What to produce >> Reproduce the data exactly and drop any pictures it holds.

▬▬▬▬▬▬▬▬▬▬

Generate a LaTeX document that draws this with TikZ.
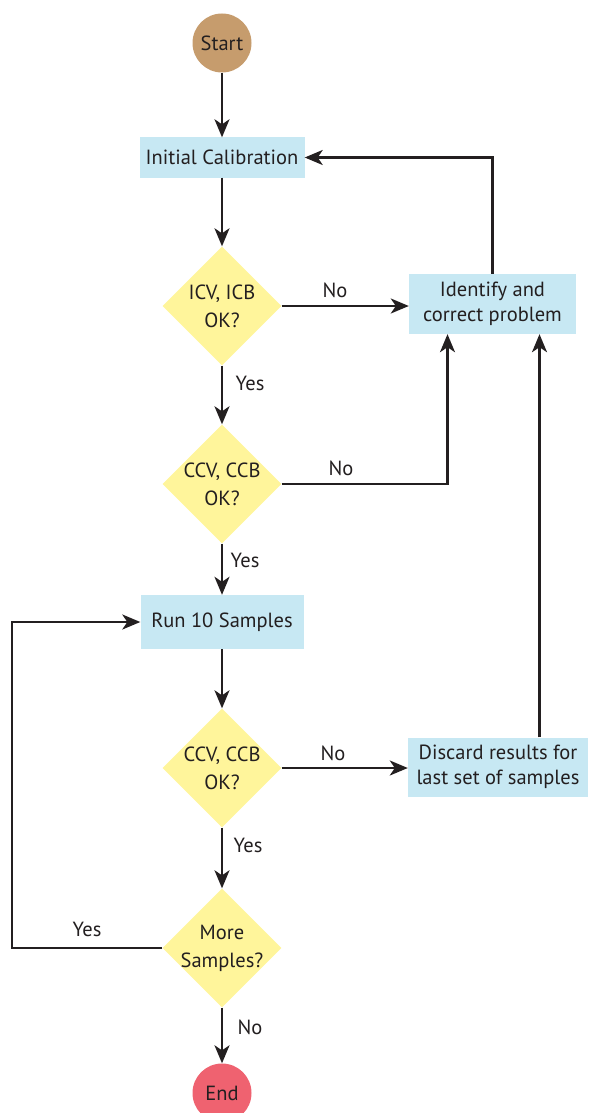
\documentclass[tikz,border=0pt]{standalone}
\usepackage{fontspec}
\setmainfont{PT Sans}
\usetikzlibrary{shapes.geometric,arrows.meta,calc}
\definecolor{ink}{HTML}{231F20}
\definecolor{startc}{HTML}{C69C6D}
\definecolor{endc}{HTML}{EF6270}
\definecolor{boxc}{HTML}{C7E8F3}
\definecolor{decc}{HTML}{FFF59B}
\newcommand{\zw}[1]{\makebox[0pt]{#1}}
\tikzset{
  every node/.style={text=ink, font=\fontsize{20.5pt}{25pt}\selectfont},
  terminal/.style={circle, minimum size=59pt, inner sep=0pt},
  procbox/.style={rectangle, fill=boxc, inner sep=0pt, align=center},
  decision/.style={diamond, fill=decc, minimum width=119pt, minimum height=119pt, inner sep=0pt, align=center},
  arr/.style={draw=ink, line width=2.2pt, -{Stealth[length=18pt,width=15pt,inset=5pt]}},
  lbl/.style={inner sep=0pt}
}
\begin{document}
\begin{tikzpicture}[x=1pt,y=-1pt]
\useasboundingbox (0,0) rectangle (590,1113);
\clip (0,0) rectangle (590,1113);
\node[terminal, fill=startc] (start) at (222,43) {Start};
\node[procbox, minimum width=165pt, minimum height=40pt] (init) at (222,157.5) {Initial Calibration};
\node[decision] (d1) at (222,306) {\zw{ICV, ICB}\\[3pt]\zw{OK?}};
\node[procbox, minimum width=167pt, minimum height=60pt] (ident) at (492.5,304) {Identify and\\correct problem};
\node[decision] (d2) at (222,484) {\zw{CCV, CCB}\\[3pt]\zw{OK?}};
\node[procbox, minimum width=163pt, minimum height=54pt] (run) at (222,622) {Run 10 Samples};
\node[decision] (d3) at (222,768) {\zw{CCV, CCB}\\[3pt]\zw{OK?}};
\node[procbox, minimum width=180pt, minimum height=59pt] (disc) at (498,767) {Discard results for\\last set of samples};
\node[decision] (d4) at (222,948) {\zw{More}\\[3pt]\zw{Samples?}};
\node[terminal, fill=endc] (end) at (222,1093) {End};
\coordinate (loopL) at (12,948);

\draw[arr] (start) -- (init);
\draw[arr] (init) -- (d1);
\draw[arr] (d1.east) -- (d1.east -| ident.west);
\draw[arr] (ident.north) |- (init.east);
\draw[arr] (d1) -- (d2);
\draw[arr] (d2.east) -| ([xshift=-45pt]ident.south);
\draw[arr] (d2) -- (run);
\draw[arr] (run) -- (d3);
\draw[arr] (d3.east) -- (d3.east -| disc.west);
\draw[arr] ([xshift=41.5pt]disc.north) -- ([xshift=41.5pt]disc.north |- ident.south);
\draw[arr] (d3) -- (d4);
\draw[arr] (d4.west) -- (loopL) |- (run.west);
\draw[arr] (d4) -- (end);

\node[lbl] (l1) at (335,290) {No};
\node[lbl] (l2) at (250,383) {Yes};
\node[lbl] (l3) at (341,468) {No};
\node[lbl] (l4) at (245,560) {Yes};
\node[lbl] (l5) at (333,753) {No};
\node[lbl] (l6) at (248,845) {Yes};
\node[lbl] (l7) at (87,929) {Yes};
\node[lbl] (l8) at (250,1027) {No};
\end{tikzpicture}
\end{document}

▬▬▬▬▬▬▬▬▬▬

Result of this exercise >>
Generate a LaTeX document that draws this with TikZ.
\documentclass[tikz,border=0pt]{standalone}
\usepackage{fontspec}
\setmainfont{PT Sans}
\usetikzlibrary{shapes.geometric,arrows.meta,calc}
\definecolor{ink}{HTML}{231F20}
\definecolor{startc}{HTML}{C69C6D}
\definecolor{endc}{HTML}{EF6270}
\definecolor{boxc}{HTML}{C7E8F3}
\definecolor{decc}{HTML}{FFF59B}
\newcommand{\zw}[1]{\makebox[0pt]{#1}}
\tikzset{
  every node/.style={text=ink, font=\fontsize{20.5pt}{25pt}\selectfont},
  terminal/.style={circle, minimum size=59pt, inner sep=0pt},
  procbox/.style={rectangle, fill=boxc, inner sep=0pt, align=center},
  decision/.style={diamond, fill=decc, minimum width=119pt, minimum height=119pt, inner sep=0pt, align=center},
  arr/.style={draw=ink, line width=2.2pt, -{Stealth[length=18pt,width=15pt,inset=5pt]}},
  lbl/.style={inner sep=0pt}
}
\begin{document}
\begin{tikzpicture}[x=1pt,y=-1pt]
\useasboundingbox (0,0) rectangle (590,1113);
\clip (0,0) rectangle (590,1113);
\node[terminal, fill=startc] (start) at (222,43) {Start};
\node[procbox, minimum width=165pt, minimum height=40pt] (init) at (222,157.5) {Initial Calibration};
\node[decision] (d1) at (222,306) {\zw{ICV, ICB}\\[3pt]\zw{OK?}};
\node[procbox, minimum width=167pt, minimum height=60pt] (ident) at (492.5,304) {Identify and\\correct problem};
\node[decision] (d2) at (222,484) {\zw{CCV, CCB}\\[3pt]\zw{OK?}};
\node[procbox, minimum width=163pt, minimum height=54pt] (run) at (222,622) {Run 10 Samples};
\node[decision] (d3) at (222,768) {\zw{CCV, CCB}\\[3pt]\zw{OK?}};
\node[procbox, minimum width=180pt, minimum height=59pt] (disc) at (498,767) {Discard results for\\last set of samples};
\node[decision] (d4) at (222,948) {\zw{More}\\[3pt]\zw{Samples?}};
\node[terminal, fill=endc] (end) at (222,1093) {End};
\coordinate (loopL) at (12,948);

\draw[arr] (start) -- (init);
\draw[arr] (init) -- (d1);
\draw[arr] (d1.east) -- (d1.east -| ident.west);
\draw[arr] (ident.north) |- (init.east);
\draw[arr] (d1) -- (d2);
\draw[arr] (d2.east) -| ([xshift=-45pt]ident.south);
\draw[arr] (d2) -- (run);
\draw[arr] (run) -- (d3);
\draw[arr] (d3.east) -- (d3.east -| disc.west);
\draw[arr] ([xshift=41.5pt]disc.north) -- ([xshift=41.5pt]disc.north |- ident.south);
\draw[arr] (d3) -- (d4);
\draw[arr] (d4.west) -- (loopL) |- (run.west);
\draw[arr] (d4) -- (end);

\node[lbl] (l1) at (335,290) {No};
\node[lbl] (l2) at (250,383) {Yes};
\node[lbl] (l3) at (341,468) {No};
\node[lbl] (l4) at (245,560) {Yes};
\node[lbl] (l5) at (333,753) {No};
\node[lbl] (l6) at (248,845) {Yes};
\node[lbl] (l7) at (87,929) {Yes};
\node[lbl] (l8) at (250,1027) {No};
\end{tikzpicture}
\end{document}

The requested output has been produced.